*SUPPLIED MATERIAL*:
______

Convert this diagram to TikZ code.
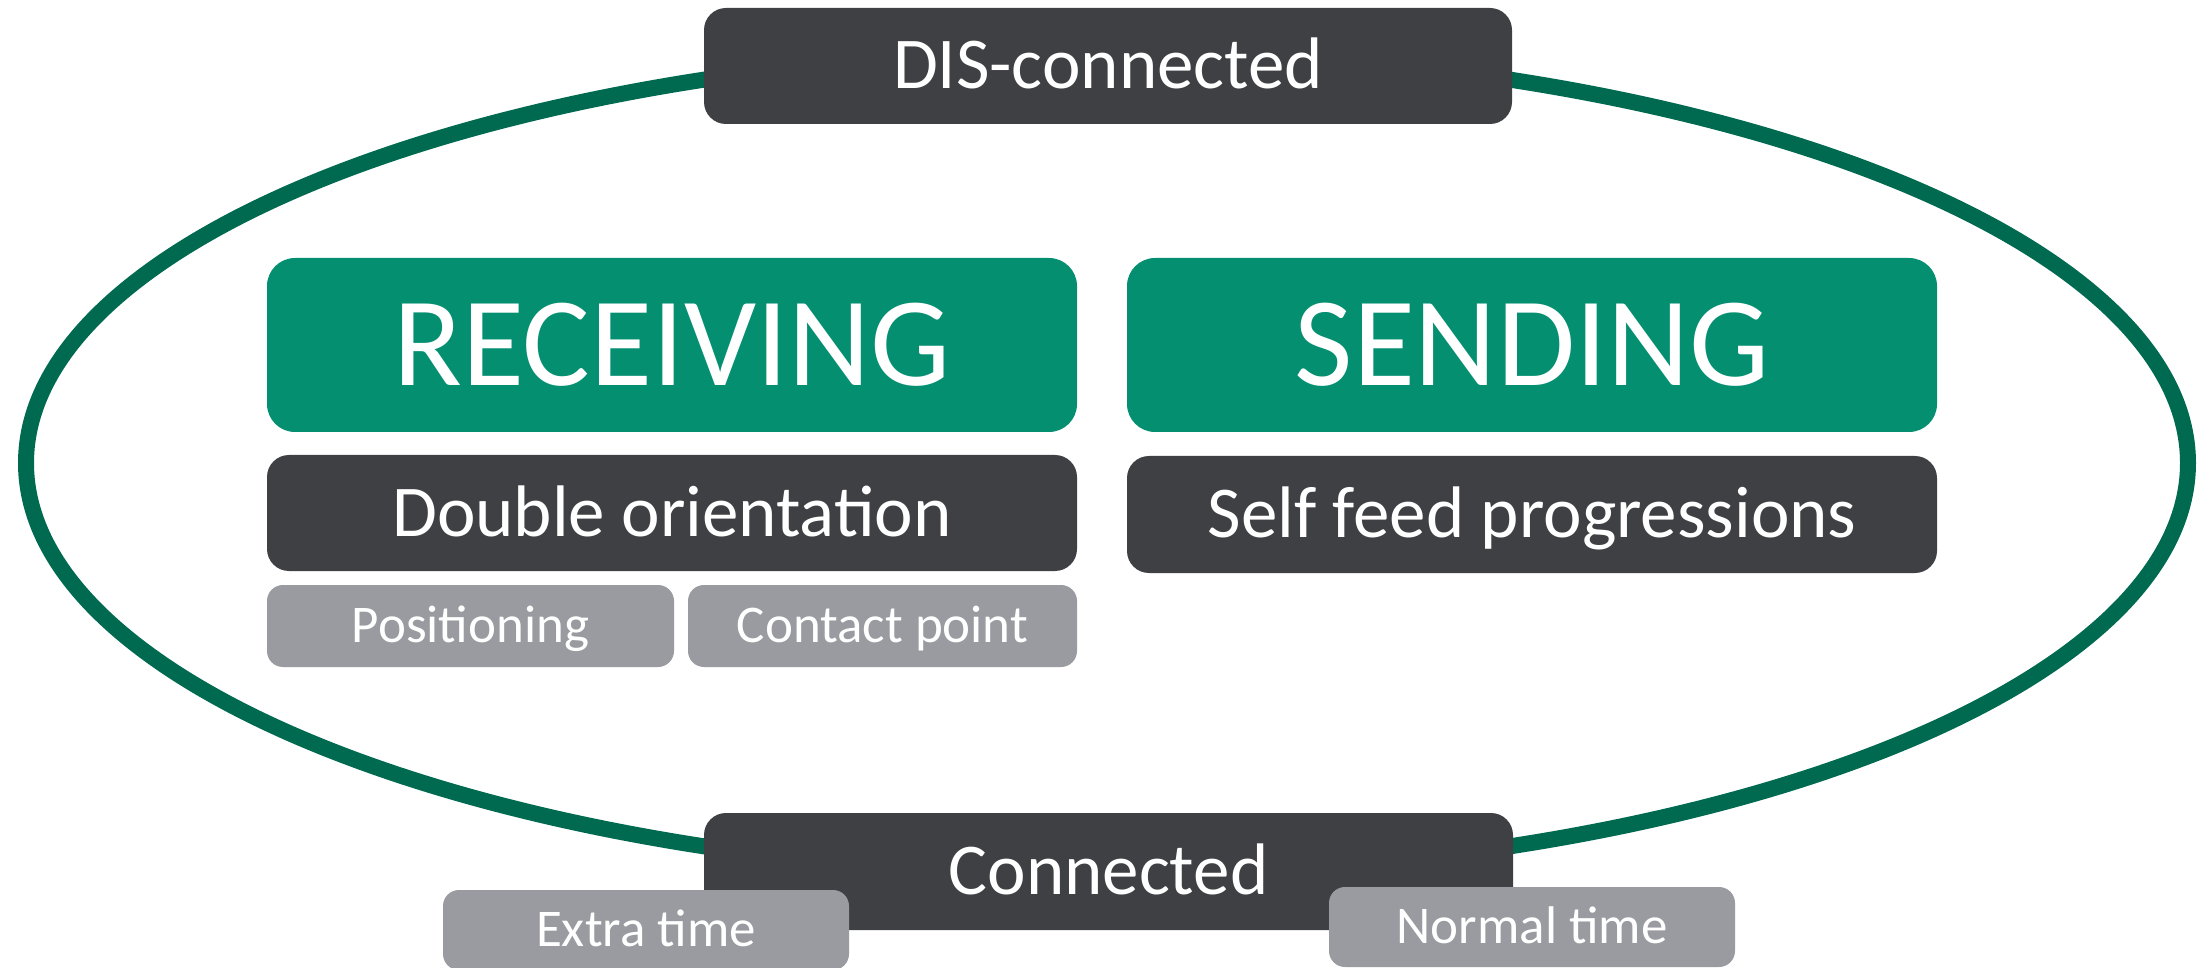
\documentclass[tikz,border=0pt]{standalone}
\usepackage{fontspec}
\setmainfont{Carlito}
\definecolor{boxgreen}{RGB}{3,143,112}
\definecolor{boxdark}{RGB}{63,64,68}
\definecolor{boxgray}{RGB}{154,155,160}
\definecolor{ringgreen}{RGB}{0,106,80}
\tikzset{
  sz/.style 2 args={minimum width=#1*0.5pt, minimum height=#2*0.5pt},
  card/.style={rectangle, inner sep=0pt, outer sep=0pt, text=white, align=center},
  bigcard/.style={card, fill=boxgreen, rounded corners=14pt,
    font=\fontsize{63.5pt}{67pt}\selectfont, text height=40.5pt, text depth=0pt},
  midcard/.style={card, fill=boxdark, rounded corners=11pt,
    font=\fontsize{36.5pt}{40pt}\selectfont, text height=23pt, text depth=0pt},
  smallcard/.style={card, fill=boxgray, rounded corners=8pt,
    font=\fontsize{26.5pt}{29pt}\selectfont, text height=16.7pt, text depth=0pt},
  ring/.style={draw=ringgreen, line width=8pt}
}
\begin{document}
\begin{tikzpicture}[x=0.5pt, y=-0.5pt]
  \useasboundingbox (0,0) rectangle (2208,968);

  % the cycle between the two states
  \draw[ring] (1107,463) ellipse [x radius=1081, y radius=413];

  % states on the cycle
  \node[midcard, sz={808}{116}] (dis) at (1108,66) {DIS-connected};
  \node[midcard, sz={809}{117}] (con) at (1108.5,871.5) {Connected};

  % phases of play
  \node[bigcard, sz={810}{174}] (recv) at (672,345) {RECEIVING};
  \node[bigcard, sz={810}{174}] (send) at (1532,345) {SENDING};

  \node[midcard, sz={810}{116}] (dbl) at (672,513) {Double orientation};
  \node[midcard, sz={810}{117}] (self) at (1532,514.5) {Self feed progressions};

  \node[smallcard, sz={407}{82}] (pos) at (470.5,626) {Positioning};
  \node[smallcard, sz={389}{82}] (cp) at (882.5,626) {Contact point};

  % match time labels under the connected state
  \node[smallcard, sz={406}{80}] (extra) at (646,930) {Extra time};
  \node[smallcard, sz={406}{80}] (normal) at (1532,927) {Normal time};
\end{tikzpicture}
\end{document}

______

*PROBLEM DETAILS*: Give back exactly the lines from the first line of the data through the line with "radius=1081, y radius=413];", pictures excluded.

*WRITTEN REPLY*:
Convert this diagram to TikZ code.
\documentclass[tikz,border=0pt]{standalone}
\usepackage{fontspec}
\setmainfont{Carlito}
\definecolor{boxgreen}{RGB}{3,143,112}
\definecolor{boxdark}{RGB}{63,64,68}
\definecolor{boxgray}{RGB}{154,155,160}
\definecolor{ringgreen}{RGB}{0,106,80}
\tikzset{
  sz/.style 2 args={minimum width=#1*0.5pt, minimum height=#2*0.5pt},
  card/.style={rectangle, inner sep=0pt, outer sep=0pt, text=white, align=center},
  bigcard/.style={card, fill=boxgreen, rounded corners=14pt,
    font=\fontsize{63.5pt}{67pt}\selectfont, text height=40.5pt, text depth=0pt},
  midcard/.style={card, fill=boxdark, rounded corners=11pt,
    font=\fontsize{36.5pt}{40pt}\selectfont, text height=23pt, text depth=0pt},
  smallcard/.style={card, fill=boxgray, rounded corners=8pt,
    font=\fontsize{26.5pt}{29pt}\selectfont, text height=16.7pt, text depth=0pt},
  ring/.style={draw=ringgreen, line width=8pt}
}
\begin{document}
\begin{tikzpicture}[x=0.5pt, y=-0.5pt]
  \useasboundingbox (0,0) rectangle (2208,968);

  % the cycle between the two states
  \draw[ring] (1107,463) ellipse [x radius=1081, y radius=413];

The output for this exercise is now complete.